*EXERCISE REQUIREMENTS:* Give the data below again exactly as written, without its pictures.

*MATERIAL:*
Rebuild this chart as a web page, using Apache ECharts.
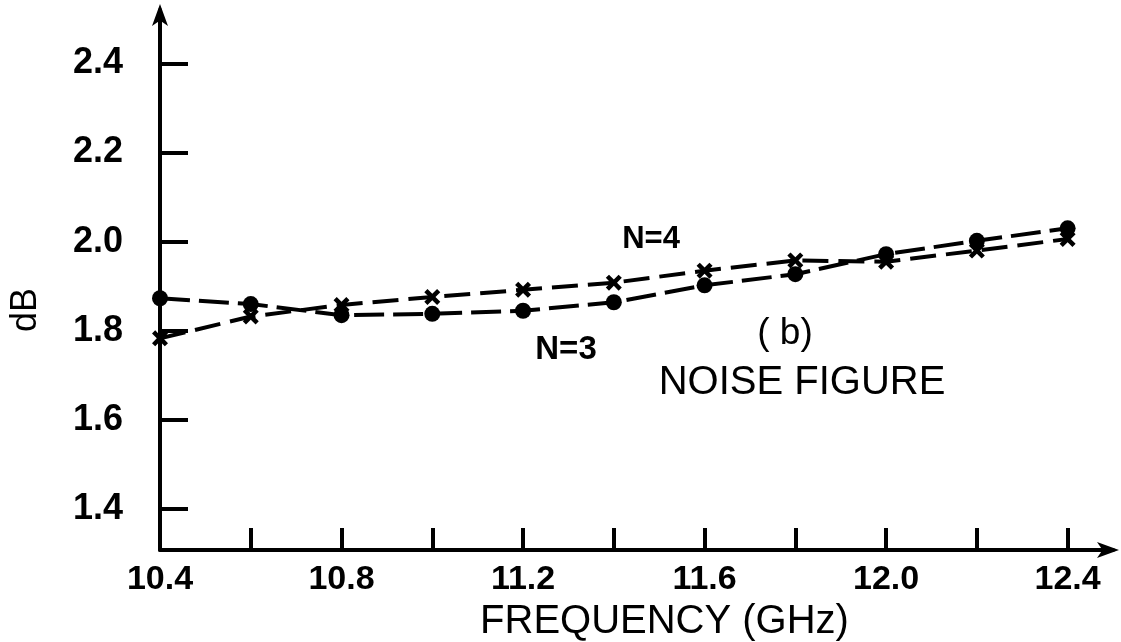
<!DOCTYPE html>
<html>
<head>
<meta charset="utf-8">
<script src="https://cdn.jsdelivr.net/npm/echarts@6/dist/echarts.min.js"></script>
<style>
html,body{margin:0;padding:0;background:#fff;}
#chart{width:1121px;height:642px;}
</style>
</head>
<body>
<div id="chart"></div>
<script>
const frequencies = [10.4, 10.6, 10.8, 11.0, 11.2, 11.4, 11.6, 11.8, 12.0, 12.2, 12.4];
const noiseN3 = [1.873, 1.860, 1.835, 1.838, 1.845, 1.864, 1.902, 1.927, 1.972, 2.002, 2.030];
const noiseN4 = [1.783, 1.832, 1.858, 1.876, 1.892, 1.908, 1.935, 1.958, 1.955, 1.980, 2.006];
const xTickValues = [10.4, 10.6, 10.8, 11.0, 11.2, 11.4, 11.6, 11.8, 12.0, 12.2, 12.4];
const xLabelValues = [10.4, 10.8, 11.2, 11.6, 12.0, 12.4];
const yTickValues = [1.4, 1.6, 1.8, 2.0, 2.2, 2.4];

const FONT = "'Liberation Sans', Arial, sans-serif";
const chart = echarts.init(document.getElementById('chart'), null, {renderer: 'canvas'});
const xSymbol = 'path://M0,2 L2,0 L5,3 L8,0 L10,2 L7,5 L10,8 L8,10 L5,7 L2,10 L0,8 L3,5 Z';

chart.setOption({
  backgroundColor: '#fff',
  animation: false,
  grid: {left: 160, right: 8, top: 10, bottom: 92, containLabel: false, outerBoundsMode: 'none'},
  xAxis: {
    type: 'value', min: 10.4, max: 12.5,
    splitLine: {show: false},
    axisLine: {show: true, lineStyle: {color: '#000', width: 4}, symbol: ['none', 'arrow'], symbolSize: [12, 22], symbolOffset: [0, 6]},
    axisTick: {show: true, inside: true, length: 22, lineStyle: {color: '#000', width: 4}, customValues: xTickValues},
    axisLabel: {
      customValues: xLabelValues, margin: 13, color: '#000', fontFamily: FONT, fontSize: 34, fontWeight: 'bold',
      formatter: v => v.toFixed(1)
    },
    name: 'FREQUENCY (GHz)', nameLocation: 'middle', nameGap: 49,
    nameTextStyle: {color: '#000', fontFamily: FONT, fontSize: 40, padding: [0, 0, 0, 56]}
  },
  yAxis: {
    type: 'value', min: 1.308, max: 2.52,
    splitLine: {show: false},
    axisLine: {show: true, lineStyle: {color: '#000', width: 4}, symbol: ['none', 'arrow'], symbolSize: [12, 22], symbolOffset: [0, 6]},
    axisTick: {show: true, inside: true, length: 28, lineStyle: {color: '#000', width: 4}, customValues: yTickValues},
    axisLabel: {
      customValues: yTickValues, margin: 37, color: '#000', fontFamily: FONT, fontSize: 36, fontWeight: 'bold',
      formatter: v => v.toFixed(1)
    }
  },
  series: [
    {
      name: 'N=4', type: 'line',
      data: frequencies.map((f, i) => [f, noiseN4[i]]),
      symbol: xSymbol, symbolSize: 16, showAllSymbol: true,
      lineStyle: {color: '#000', width: 4, type: [26, 10]},
      itemStyle: {color: '#000'}
    },
    {
      name: 'N=3', type: 'line',
      data: frequencies.map((f, i) => [f, noiseN3[i]]),
      symbol: 'circle', symbolSize: 16, showAllSymbol: true,
      lineStyle: {color: '#000', width: 4, type: [30, 9]},
      itemStyle: {color: '#000'}
    }
  ],
  graphic: [
    {type: 'text', x: 26, y: 310, rotation: Math.PI / 2, style: {text: 'dB', font: '36px ' + FONT, fill: '#000', textAlign: 'center', textVerticalAlign: 'middle'}},
    {type: 'text', x: 651, y: 239, style: {text: 'N=4', font: 'bold 31px ' + FONT, fill: '#000', textAlign: 'center', textVerticalAlign: 'middle'}},
    {type: 'text', x: 566, y: 350, style: {text: 'N=3', font: 'bold 33px ' + FONT, fill: '#000', textAlign: 'center', textVerticalAlign: 'middle'}},
    {type: 'text', x: 785, y: 334, style: {text: '( b)', font: '37px ' + FONT, fill: '#000', textAlign: 'center', textVerticalAlign: 'middle'}},
    {type: 'text', x: 802, y: 383, style: {text: 'NOISE FIGURE', font: '40px ' + FONT, fill: '#000', textAlign: 'center', textVerticalAlign: 'middle'}}
  ]
});
</script>
</body>
</html>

*EXERCISE OUTPUT:*
Rebuild this chart as a web page, using Apache ECharts.
<!DOCTYPE html>
<html>
<head>
<meta charset="utf-8">
<script src="https://cdn.jsdelivr.net/npm/echarts@6/dist/echarts.min.js"></script>
<style>
html,body{margin:0;padding:0;background:#fff;}
#chart{width:1121px;height:642px;}
</style>
</head>
<body>
<div id="chart"></div>
<script>
const frequencies = [10.4, 10.6, 10.8, 11.0, 11.2, 11.4, 11.6, 11.8, 12.0, 12.2, 12.4];
const noiseN3 = [1.873, 1.860, 1.835, 1.838, 1.845, 1.864, 1.902, 1.927, 1.972, 2.002, 2.030];
const noiseN4 = [1.783, 1.832, 1.858, 1.876, 1.892, 1.908, 1.935, 1.958, 1.955, 1.980, 2.006];
const xTickValues = [10.4, 10.6, 10.8, 11.0, 11.2, 11.4, 11.6, 11.8, 12.0, 12.2, 12.4];
const xLabelValues = [10.4, 10.8, 11.2, 11.6, 12.0, 12.4];
const yTickValues = [1.4, 1.6, 1.8, 2.0, 2.2, 2.4];

const FONT = "'Liberation Sans', Arial, sans-serif";
const chart = echarts.init(document.getElementById('chart'), null, {renderer: 'canvas'});
const xSymbol = 'path://M0,2 L2,0 L5,3 L8,0 L10,2 L7,5 L10,8 L8,10 L5,7 L2,10 L0,8 L3,5 Z';

chart.setOption({
  backgroundColor: '#fff',
  animation: false,
  grid: {left: 160, right: 8, top: 10, bottom: 92, containLabel: false, outerBoundsMode: 'none'},
  xAxis: {
    type: 'value', min: 10.4, max: 12.5,
    splitLine: {show: false},
    axisLine: {show: true, lineStyle: {color: '#000', width: 4}, symbol: ['none', 'arrow'], symbolSize: [12, 22], symbolOffset: [0, 6]},
    axisTick: {show: true, inside: true, length: 22, lineStyle: {color: '#000', width: 4}, customValues: xTickValues},
    axisLabel: {
      customValues: xLabelValues, margin: 13, color: '#000', fontFamily: FONT, fontSize: 34, fontWeight: 'bold',
      formatter: v => v.toFixed(1)
    },
    name: 'FREQUENCY (GHz)', nameLocation: 'middle', nameGap: 49,
    nameTextStyle: {color: '#000', fontFamily: FONT, fontSize: 40, padding: [0, 0, 0, 56]}
  },
  yAxis: {
    type: 'value', min: 1.308, max: 2.52,
    splitLine: {show: false},
    axisLine: {show: true, lineStyle: {color: '#000', width: 4}, symbol: ['none', 'arrow'], symbolSize: [12, 22], symbolOffset: [0, 6]},
    axisTick: {show: true, inside: true, length: 28, lineStyle: {color: '#000', width: 4}, customValues: yTickValues},
    axisLabel: {
      customValues: yTickValues, margin: 37, color: '#000', fontFamily: FONT, fontSize: 36, fontWeight: 'bold',
      formatter: v => v.toFixed(1)
    }
  },
  series: [
    {
      name: 'N=4', type: 'line',
      data: frequencies.map((f, i) => [f, noiseN4[i]]),
      symbol: xSymbol, symbolSize: 16, showAllSymbol: true,
      lineStyle: {color: '#000', width: 4, type: [26, 10]},
      itemStyle: {color: '#000'}
    },
    {
      name: 'N=3', type: 'line',
      data: frequencies.map((f, i) => [f, noiseN3[i]]),
      symbol: 'circle', symbolSize: 16, showAllSymbol: true,
      lineStyle: {color: '#000', width: 4, type: [30, 9]},
      itemStyle: {color: '#000'}
    }
  ],
  graphic: [
    {type: 'text', x: 26, y: 310, rotation: Math.PI / 2, style: {text: 'dB', font: '36px ' + FONT, fill: '#000', textAlign: 'center', textVerticalAlign: 'middle'}},
    {type: 'text', x: 651, y: 239, style: {text: 'N=4', font: 'bold 31px ' + FONT, fill: '#000', textAlign: 'center', textVerticalAlign: 'middle'}},
    {type: 'text', x: 566, y: 350, style: {text: 'N=3', font: 'bold 33px ' + FONT, fill: '#000', textAlign: 'center', textVerticalAlign: 'middle'}},
    {type: 'text', x: 785, y: 334, style: {text: '( b)', font: '37px ' + FONT, fill: '#000', textAlign: 'center', textVerticalAlign: 'middle'}},
    {type: 'text', x: 802, y: 383, style: {text: 'NOISE FIGURE', font: '40px ' + FONT, fill: '#000', textAlign: 'center', textVerticalAlign: 'middle'}}
  ]
});
</script>
</body>
</html>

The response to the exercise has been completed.